»»

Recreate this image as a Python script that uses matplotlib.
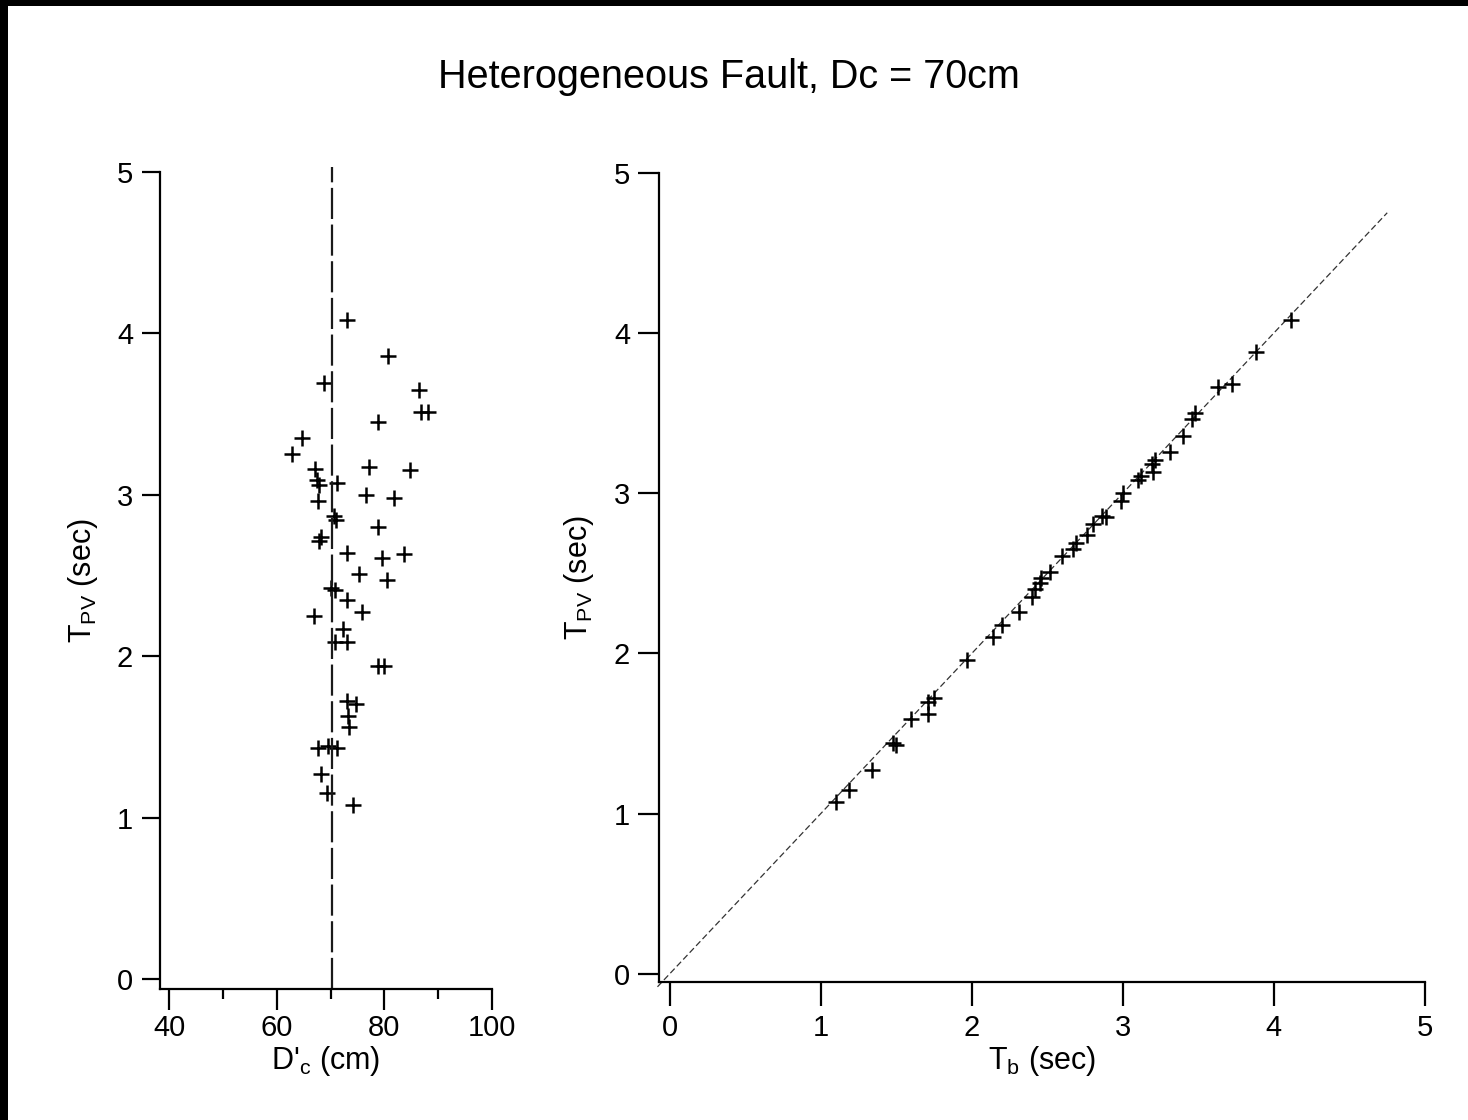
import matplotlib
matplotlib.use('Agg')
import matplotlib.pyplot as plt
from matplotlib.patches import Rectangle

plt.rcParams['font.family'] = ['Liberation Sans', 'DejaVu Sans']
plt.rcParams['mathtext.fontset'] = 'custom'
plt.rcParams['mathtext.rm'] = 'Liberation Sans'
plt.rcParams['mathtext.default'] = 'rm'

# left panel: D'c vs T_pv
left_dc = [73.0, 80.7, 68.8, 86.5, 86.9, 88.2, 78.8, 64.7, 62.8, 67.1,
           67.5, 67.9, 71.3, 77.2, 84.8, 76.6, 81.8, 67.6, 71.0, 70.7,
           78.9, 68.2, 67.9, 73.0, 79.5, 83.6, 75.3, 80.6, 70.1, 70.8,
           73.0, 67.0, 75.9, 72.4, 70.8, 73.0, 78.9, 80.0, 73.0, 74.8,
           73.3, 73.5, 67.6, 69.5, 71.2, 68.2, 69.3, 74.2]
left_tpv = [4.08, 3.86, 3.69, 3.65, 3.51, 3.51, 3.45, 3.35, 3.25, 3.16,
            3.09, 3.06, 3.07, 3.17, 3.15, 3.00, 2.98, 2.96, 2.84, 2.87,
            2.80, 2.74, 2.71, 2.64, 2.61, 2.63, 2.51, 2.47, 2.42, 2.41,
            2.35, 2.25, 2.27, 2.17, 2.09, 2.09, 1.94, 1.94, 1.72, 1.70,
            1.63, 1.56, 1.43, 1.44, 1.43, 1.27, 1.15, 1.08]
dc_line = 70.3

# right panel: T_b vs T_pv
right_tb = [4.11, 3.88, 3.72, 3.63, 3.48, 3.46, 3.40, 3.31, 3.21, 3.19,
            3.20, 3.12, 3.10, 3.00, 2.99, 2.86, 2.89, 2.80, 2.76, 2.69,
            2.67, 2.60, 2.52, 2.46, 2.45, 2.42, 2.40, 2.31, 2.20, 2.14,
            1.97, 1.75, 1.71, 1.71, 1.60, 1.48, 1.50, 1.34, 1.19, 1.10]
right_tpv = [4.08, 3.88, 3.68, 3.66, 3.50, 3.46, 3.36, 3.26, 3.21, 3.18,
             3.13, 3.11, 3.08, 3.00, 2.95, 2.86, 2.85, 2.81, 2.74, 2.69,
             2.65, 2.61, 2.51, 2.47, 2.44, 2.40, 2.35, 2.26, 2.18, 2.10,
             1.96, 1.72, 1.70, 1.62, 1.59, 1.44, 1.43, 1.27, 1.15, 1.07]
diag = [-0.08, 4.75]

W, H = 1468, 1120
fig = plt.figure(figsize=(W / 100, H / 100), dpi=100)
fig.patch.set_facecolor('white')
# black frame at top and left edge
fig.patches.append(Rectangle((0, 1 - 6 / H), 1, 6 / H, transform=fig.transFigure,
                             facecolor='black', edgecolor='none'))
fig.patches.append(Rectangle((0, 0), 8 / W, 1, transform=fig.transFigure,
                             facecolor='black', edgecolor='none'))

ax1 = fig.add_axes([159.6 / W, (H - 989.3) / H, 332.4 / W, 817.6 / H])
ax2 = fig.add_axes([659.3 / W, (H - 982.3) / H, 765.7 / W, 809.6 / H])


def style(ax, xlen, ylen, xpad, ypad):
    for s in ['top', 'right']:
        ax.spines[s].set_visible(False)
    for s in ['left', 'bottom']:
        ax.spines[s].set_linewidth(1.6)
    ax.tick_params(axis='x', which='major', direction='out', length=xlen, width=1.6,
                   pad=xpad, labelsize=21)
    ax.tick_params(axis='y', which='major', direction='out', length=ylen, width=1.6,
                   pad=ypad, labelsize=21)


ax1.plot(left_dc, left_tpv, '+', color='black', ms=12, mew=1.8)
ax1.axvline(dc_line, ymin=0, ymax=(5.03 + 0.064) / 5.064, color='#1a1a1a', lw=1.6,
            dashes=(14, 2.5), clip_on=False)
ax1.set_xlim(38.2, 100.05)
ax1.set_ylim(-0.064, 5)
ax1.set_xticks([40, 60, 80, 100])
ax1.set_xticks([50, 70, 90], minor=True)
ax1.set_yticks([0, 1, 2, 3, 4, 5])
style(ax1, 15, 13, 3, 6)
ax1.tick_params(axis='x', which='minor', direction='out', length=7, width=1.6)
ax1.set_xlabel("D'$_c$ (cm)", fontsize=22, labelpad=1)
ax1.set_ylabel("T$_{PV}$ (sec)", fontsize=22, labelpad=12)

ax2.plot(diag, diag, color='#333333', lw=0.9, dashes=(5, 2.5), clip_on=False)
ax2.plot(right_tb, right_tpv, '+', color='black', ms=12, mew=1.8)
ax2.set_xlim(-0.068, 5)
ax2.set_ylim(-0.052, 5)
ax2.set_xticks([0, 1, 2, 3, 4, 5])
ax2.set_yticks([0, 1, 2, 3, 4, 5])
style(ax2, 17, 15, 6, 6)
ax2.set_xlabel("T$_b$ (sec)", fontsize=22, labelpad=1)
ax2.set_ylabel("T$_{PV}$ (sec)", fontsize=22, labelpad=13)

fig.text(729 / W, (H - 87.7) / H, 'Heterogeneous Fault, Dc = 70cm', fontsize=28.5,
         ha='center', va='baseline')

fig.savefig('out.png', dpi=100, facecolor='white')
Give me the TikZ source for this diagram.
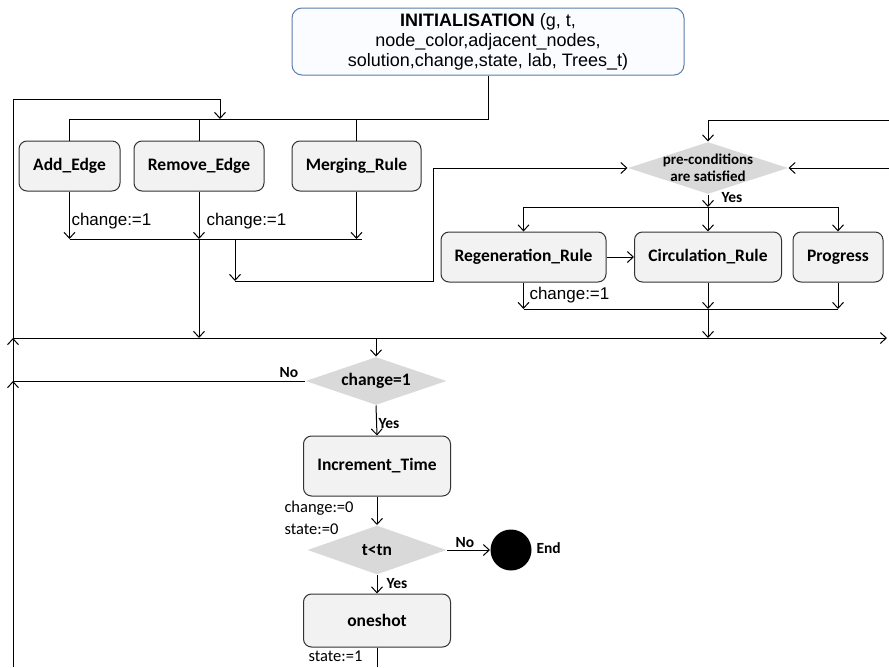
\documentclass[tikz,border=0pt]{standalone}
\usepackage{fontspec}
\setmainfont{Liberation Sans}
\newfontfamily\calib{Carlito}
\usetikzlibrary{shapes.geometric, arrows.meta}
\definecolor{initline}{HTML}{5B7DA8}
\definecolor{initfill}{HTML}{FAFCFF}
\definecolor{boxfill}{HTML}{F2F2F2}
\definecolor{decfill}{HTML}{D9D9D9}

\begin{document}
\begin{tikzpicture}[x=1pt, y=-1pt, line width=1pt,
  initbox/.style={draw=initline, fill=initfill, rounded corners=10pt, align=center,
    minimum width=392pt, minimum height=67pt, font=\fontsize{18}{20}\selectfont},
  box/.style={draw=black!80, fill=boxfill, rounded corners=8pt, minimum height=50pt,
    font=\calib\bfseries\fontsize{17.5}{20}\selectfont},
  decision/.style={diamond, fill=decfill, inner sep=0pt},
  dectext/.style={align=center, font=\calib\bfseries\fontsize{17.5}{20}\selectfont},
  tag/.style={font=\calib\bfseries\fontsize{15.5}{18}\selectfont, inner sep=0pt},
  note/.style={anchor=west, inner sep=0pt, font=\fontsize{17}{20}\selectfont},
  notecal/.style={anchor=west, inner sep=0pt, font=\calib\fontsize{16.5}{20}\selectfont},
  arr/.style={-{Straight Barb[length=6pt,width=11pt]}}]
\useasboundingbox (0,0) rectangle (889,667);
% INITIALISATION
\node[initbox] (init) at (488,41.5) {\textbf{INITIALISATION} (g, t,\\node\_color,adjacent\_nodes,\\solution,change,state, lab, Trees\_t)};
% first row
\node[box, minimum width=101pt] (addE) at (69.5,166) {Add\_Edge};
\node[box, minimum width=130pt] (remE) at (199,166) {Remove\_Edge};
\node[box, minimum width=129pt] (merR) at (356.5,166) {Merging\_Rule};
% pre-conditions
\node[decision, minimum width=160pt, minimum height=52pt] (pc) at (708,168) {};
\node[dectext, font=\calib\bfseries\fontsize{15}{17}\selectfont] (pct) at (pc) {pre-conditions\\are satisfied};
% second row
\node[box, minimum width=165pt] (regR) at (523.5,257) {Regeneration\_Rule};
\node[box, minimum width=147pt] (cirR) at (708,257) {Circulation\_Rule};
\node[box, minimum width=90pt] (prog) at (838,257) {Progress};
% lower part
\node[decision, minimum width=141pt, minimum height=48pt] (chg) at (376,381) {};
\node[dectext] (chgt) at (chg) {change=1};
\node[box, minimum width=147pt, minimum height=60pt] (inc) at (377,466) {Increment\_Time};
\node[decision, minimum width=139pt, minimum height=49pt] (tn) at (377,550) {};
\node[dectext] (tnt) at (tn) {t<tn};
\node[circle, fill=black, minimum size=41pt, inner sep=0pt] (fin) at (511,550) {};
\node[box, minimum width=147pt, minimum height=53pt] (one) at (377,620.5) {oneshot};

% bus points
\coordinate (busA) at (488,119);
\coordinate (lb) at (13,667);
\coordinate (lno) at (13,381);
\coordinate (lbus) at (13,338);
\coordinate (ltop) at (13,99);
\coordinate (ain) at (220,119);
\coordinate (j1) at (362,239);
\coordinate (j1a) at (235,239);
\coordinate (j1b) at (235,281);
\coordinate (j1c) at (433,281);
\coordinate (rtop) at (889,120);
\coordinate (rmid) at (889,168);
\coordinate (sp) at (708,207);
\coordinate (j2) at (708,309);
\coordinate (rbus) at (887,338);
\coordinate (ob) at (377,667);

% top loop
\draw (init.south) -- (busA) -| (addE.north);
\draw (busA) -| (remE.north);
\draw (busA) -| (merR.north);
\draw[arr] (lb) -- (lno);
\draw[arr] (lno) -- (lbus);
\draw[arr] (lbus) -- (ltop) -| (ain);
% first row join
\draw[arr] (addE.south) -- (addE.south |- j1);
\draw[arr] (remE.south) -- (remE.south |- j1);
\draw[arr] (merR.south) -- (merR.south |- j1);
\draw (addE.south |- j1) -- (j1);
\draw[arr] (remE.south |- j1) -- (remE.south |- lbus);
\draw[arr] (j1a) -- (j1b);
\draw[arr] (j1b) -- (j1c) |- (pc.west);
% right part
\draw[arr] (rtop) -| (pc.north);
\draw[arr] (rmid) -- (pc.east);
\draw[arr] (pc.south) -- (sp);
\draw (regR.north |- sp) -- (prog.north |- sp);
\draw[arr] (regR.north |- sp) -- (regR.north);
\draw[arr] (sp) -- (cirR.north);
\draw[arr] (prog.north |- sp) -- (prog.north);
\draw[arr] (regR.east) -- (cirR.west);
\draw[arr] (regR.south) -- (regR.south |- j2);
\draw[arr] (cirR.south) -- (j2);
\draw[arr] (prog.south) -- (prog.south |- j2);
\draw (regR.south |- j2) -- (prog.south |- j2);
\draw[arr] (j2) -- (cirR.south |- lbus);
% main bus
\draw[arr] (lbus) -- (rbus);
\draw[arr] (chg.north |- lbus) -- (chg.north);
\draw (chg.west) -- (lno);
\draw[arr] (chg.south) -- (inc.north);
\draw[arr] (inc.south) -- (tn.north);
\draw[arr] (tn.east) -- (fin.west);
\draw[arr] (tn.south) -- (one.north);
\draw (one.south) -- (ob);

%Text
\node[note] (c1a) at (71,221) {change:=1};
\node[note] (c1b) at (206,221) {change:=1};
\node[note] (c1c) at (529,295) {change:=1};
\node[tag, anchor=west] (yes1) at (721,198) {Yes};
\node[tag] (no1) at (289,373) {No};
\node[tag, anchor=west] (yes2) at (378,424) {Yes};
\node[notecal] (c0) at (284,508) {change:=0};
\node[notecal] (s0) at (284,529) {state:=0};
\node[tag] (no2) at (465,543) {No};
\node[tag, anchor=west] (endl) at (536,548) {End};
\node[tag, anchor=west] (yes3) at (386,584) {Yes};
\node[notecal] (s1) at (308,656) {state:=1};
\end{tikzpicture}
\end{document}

««

• [Exercise task]:
Write out exactly the lines between the start of the data and the line with "plt.rcParams['mathtext.default'] = 'rm'", including both, but none of the pictures.

• [Solution below]:
Recreate this image as a Python script that uses matplotlib.
import matplotlib
matplotlib.use('Agg')
import matplotlib.pyplot as plt
from matplotlib.patches import Rectangle

plt.rcParams['font.family'] = ['Liberation Sans', 'DejaVu Sans']
plt.rcParams['mathtext.fontset'] = 'custom'
plt.rcParams['mathtext.rm'] = 'Liberation Sans'
plt.rcParams['mathtext.default'] = 'rm'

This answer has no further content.